**WRITTEN PROBLEM:**
An exact copy of all the data is required, with pictures left out.
— BEGIN —
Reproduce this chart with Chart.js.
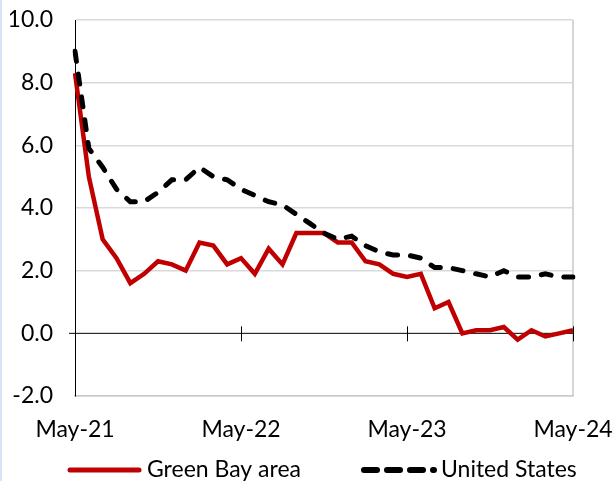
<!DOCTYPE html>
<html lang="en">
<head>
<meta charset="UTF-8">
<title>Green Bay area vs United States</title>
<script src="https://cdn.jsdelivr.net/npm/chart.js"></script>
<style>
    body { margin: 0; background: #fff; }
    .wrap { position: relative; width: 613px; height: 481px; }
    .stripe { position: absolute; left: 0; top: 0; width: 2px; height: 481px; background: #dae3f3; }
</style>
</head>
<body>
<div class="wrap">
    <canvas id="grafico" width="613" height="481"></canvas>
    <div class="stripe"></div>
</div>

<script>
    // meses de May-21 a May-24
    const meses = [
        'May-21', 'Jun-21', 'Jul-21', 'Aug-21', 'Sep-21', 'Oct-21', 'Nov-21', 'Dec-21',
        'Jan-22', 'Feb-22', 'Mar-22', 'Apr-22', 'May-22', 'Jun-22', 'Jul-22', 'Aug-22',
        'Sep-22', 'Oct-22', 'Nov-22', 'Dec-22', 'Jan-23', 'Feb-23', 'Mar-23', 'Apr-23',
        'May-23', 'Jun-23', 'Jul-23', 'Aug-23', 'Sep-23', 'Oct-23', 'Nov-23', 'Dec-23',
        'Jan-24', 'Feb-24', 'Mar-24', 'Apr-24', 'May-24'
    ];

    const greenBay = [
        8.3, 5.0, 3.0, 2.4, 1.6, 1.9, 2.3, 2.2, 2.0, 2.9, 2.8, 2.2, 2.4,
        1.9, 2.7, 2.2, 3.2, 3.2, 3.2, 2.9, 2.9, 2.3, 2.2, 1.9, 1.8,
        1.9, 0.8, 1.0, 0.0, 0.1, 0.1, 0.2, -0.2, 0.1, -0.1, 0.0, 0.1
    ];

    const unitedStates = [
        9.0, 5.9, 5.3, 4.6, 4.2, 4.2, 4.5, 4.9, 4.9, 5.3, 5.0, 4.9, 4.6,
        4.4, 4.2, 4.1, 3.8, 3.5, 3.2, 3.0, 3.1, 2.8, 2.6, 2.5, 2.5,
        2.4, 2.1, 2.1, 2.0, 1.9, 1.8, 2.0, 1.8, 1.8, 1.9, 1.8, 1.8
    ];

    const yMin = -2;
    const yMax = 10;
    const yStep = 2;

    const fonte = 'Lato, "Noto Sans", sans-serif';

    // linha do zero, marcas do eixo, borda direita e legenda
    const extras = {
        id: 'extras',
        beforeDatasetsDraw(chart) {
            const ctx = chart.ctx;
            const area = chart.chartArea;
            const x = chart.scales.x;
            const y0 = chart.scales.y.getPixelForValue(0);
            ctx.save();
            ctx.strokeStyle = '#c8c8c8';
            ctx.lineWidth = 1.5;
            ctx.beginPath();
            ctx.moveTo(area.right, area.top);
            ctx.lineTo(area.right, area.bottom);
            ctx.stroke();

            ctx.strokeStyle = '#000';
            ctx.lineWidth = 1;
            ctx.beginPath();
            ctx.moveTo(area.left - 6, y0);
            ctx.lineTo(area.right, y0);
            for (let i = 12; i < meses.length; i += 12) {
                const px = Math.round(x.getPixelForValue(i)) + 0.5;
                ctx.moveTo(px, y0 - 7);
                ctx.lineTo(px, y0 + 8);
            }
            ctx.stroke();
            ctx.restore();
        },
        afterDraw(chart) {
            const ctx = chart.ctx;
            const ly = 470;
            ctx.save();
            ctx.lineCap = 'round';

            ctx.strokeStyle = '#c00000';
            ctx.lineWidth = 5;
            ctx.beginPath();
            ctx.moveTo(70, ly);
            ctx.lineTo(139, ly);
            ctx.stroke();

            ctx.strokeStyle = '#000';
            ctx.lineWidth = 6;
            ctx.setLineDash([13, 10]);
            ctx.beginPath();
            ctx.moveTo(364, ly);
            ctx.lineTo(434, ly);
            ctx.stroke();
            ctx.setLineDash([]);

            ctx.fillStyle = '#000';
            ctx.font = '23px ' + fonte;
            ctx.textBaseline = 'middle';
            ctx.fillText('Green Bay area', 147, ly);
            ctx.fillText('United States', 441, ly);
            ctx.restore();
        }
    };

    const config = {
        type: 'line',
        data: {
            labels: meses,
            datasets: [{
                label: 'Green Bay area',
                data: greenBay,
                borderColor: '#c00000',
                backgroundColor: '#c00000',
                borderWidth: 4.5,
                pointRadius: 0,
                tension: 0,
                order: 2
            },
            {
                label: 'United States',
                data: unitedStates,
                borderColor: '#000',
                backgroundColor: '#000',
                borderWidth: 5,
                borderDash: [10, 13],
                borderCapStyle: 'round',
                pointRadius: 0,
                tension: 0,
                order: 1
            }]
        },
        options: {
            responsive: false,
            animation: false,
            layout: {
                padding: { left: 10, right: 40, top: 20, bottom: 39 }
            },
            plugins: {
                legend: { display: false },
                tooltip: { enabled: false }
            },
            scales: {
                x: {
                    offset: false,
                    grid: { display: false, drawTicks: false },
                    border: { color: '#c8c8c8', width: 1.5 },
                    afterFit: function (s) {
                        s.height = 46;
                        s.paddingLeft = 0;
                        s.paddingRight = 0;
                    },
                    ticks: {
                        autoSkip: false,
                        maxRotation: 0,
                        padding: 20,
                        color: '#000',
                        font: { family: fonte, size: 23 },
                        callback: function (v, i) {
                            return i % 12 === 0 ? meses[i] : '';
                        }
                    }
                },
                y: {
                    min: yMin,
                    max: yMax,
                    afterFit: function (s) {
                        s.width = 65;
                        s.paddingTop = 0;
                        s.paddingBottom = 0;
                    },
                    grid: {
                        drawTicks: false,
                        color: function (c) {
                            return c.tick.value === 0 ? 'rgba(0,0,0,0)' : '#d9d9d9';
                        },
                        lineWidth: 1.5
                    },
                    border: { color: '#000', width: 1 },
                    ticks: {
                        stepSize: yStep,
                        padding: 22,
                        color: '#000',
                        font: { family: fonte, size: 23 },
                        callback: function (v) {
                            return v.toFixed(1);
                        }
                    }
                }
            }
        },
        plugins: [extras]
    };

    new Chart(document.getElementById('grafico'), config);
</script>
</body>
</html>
— END —
**FINISHED EXERCISE:**
Reproduce this chart with Chart.js.
<!DOCTYPE html>
<html lang="en">
<head>
<meta charset="UTF-8">
<title>Green Bay area vs United States</title>
<script src="https://cdn.jsdelivr.net/npm/chart.js"></script>
<style>
    body { margin: 0; background: #fff; }
    .wrap { position: relative; width: 613px; height: 481px; }
    .stripe { position: absolute; left: 0; top: 0; width: 2px; height: 481px; background: #dae3f3; }
</style>
</head>
<body>
<div class="wrap">
    <canvas id="grafico" width="613" height="481"></canvas>
    <div class="stripe"></div>
</div>

<script>
    // meses de May-21 a May-24
    const meses = [
        'May-21', 'Jun-21', 'Jul-21', 'Aug-21', 'Sep-21', 'Oct-21', 'Nov-21', 'Dec-21',
        'Jan-22', 'Feb-22', 'Mar-22', 'Apr-22', 'May-22', 'Jun-22', 'Jul-22', 'Aug-22',
        'Sep-22', 'Oct-22', 'Nov-22', 'Dec-22', 'Jan-23', 'Feb-23', 'Mar-23', 'Apr-23',
        'May-23', 'Jun-23', 'Jul-23', 'Aug-23', 'Sep-23', 'Oct-23', 'Nov-23', 'Dec-23',
        'Jan-24', 'Feb-24', 'Mar-24', 'Apr-24', 'May-24'
    ];

    const greenBay = [
        8.3, 5.0, 3.0, 2.4, 1.6, 1.9, 2.3, 2.2, 2.0, 2.9, 2.8, 2.2, 2.4,
        1.9, 2.7, 2.2, 3.2, 3.2, 3.2, 2.9, 2.9, 2.3, 2.2, 1.9, 1.8,
        1.9, 0.8, 1.0, 0.0, 0.1, 0.1, 0.2, -0.2, 0.1, -0.1, 0.0, 0.1
    ];

    const unitedStates = [
        9.0, 5.9, 5.3, 4.6, 4.2, 4.2, 4.5, 4.9, 4.9, 5.3, 5.0, 4.9, 4.6,
        4.4, 4.2, 4.1, 3.8, 3.5, 3.2, 3.0, 3.1, 2.8, 2.6, 2.5, 2.5,
        2.4, 2.1, 2.1, 2.0, 1.9, 1.8, 2.0, 1.8, 1.8, 1.9, 1.8, 1.8
    ];

    const yMin = -2;
    const yMax = 10;
    const yStep = 2;

    const fonte = 'Lato, "Noto Sans", sans-serif';

    // linha do zero, marcas do eixo, borda direita e legenda
    const extras = {
        id: 'extras',
        beforeDatasetsDraw(chart) {
            const ctx = chart.ctx;
            const area = chart.chartArea;
            const x = chart.scales.x;
            const y0 = chart.scales.y.getPixelForValue(0);
            ctx.save();
            ctx.strokeStyle = '#c8c8c8';
            ctx.lineWidth = 1.5;
            ctx.beginPath();
            ctx.moveTo(area.right, area.top);
            ctx.lineTo(area.right, area.bottom);
            ctx.stroke();

            ctx.strokeStyle = '#000';
            ctx.lineWidth = 1;
            ctx.beginPath();
            ctx.moveTo(area.left - 6, y0);
            ctx.lineTo(area.right, y0);
            for (let i = 12; i < meses.length; i += 12) {
                const px = Math.round(x.getPixelForValue(i)) + 0.5;
                ctx.moveTo(px, y0 - 7);
                ctx.lineTo(px, y0 + 8);
            }
            ctx.stroke();
            ctx.restore();
        },
        afterDraw(chart) {
            const ctx = chart.ctx;
            const ly = 470;
            ctx.save();
            ctx.lineCap = 'round';

            ctx.strokeStyle = '#c00000';
            ctx.lineWidth = 5;
            ctx.beginPath();
            ctx.moveTo(70, ly);
            ctx.lineTo(139, ly);
            ctx.stroke();

            ctx.strokeStyle = '#000';
            ctx.lineWidth = 6;
            ctx.setLineDash([13, 10]);
            ctx.beginPath();
            ctx.moveTo(364, ly);
            ctx.lineTo(434, ly);
            ctx.stroke();
            ctx.setLineDash([]);

            ctx.fillStyle = '#000';
            ctx.font = '23px ' + fonte;
            ctx.textBaseline = 'middle';
            ctx.fillText('Green Bay area', 147, ly);
            ctx.fillText('United States', 441, ly);
            ctx.restore();
        }
    };

    const config = {
        type: 'line',
        data: {
            labels: meses,
            datasets: [{
                label: 'Green Bay area',
                data: greenBay,
                borderColor: '#c00000',
                backgroundColor: '#c00000',
                borderWidth: 4.5,
                pointRadius: 0,
                tension: 0,
                order: 2
            },
            {
                label: 'United States',
                data: unitedStates,
                borderColor: '#000',
                backgroundColor: '#000',
                borderWidth: 5,
                borderDash: [10, 13],
                borderCapStyle: 'round',
                pointRadius: 0,
                tension: 0,
                order: 1
            }]
        },
        options: {
            responsive: false,
            animation: false,
            layout: {
                padding: { left: 10, right: 40, top: 20, bottom: 39 }
            },
            plugins: {
                legend: { display: false },
                tooltip: { enabled: false }
            },
            scales: {
                x: {
                    offset: false,
                    grid: { display: false, drawTicks: false },
                    border: { color: '#c8c8c8', width: 1.5 },
                    afterFit: function (s) {
                        s.height = 46;
                        s.paddingLeft = 0;
                        s.paddingRight = 0;
                    },
                    ticks: {
                        autoSkip: false,
                        maxRotation: 0,
                        padding: 20,
                        color: '#000',
                        font: { family: fonte, size: 23 },
                        callback: function (v, i) {
                            return i % 12 === 0 ? meses[i] : '';
                        }
                    }
                },
                y: {
                    min: yMin,
                    max: yMax,
                    afterFit: function (s) {
                        s.width = 65;
                        s.paddingTop = 0;
                        s.paddingBottom = 0;
                    },
                    grid: {
                        drawTicks: false,
                        color: function (c) {
                            return c.tick.value === 0 ? 'rgba(0,0,0,0)' : '#d9d9d9';
                        },
                        lineWidth: 1.5
                    },
                    border: { color: '#000', width: 1 },
                    ticks: {
                        stepSize: yStep,
                        padding: 22,
                        color: '#000',
                        font: { family: fonte, size: 23 },
                        callback: function (v) {
                            return v.toFixed(1);
                        }
                    }
                }
            }
        },
        plugins: [extras]
    };

    new Chart(document.getElementById('grafico'), config);
</script>
</body>
</html>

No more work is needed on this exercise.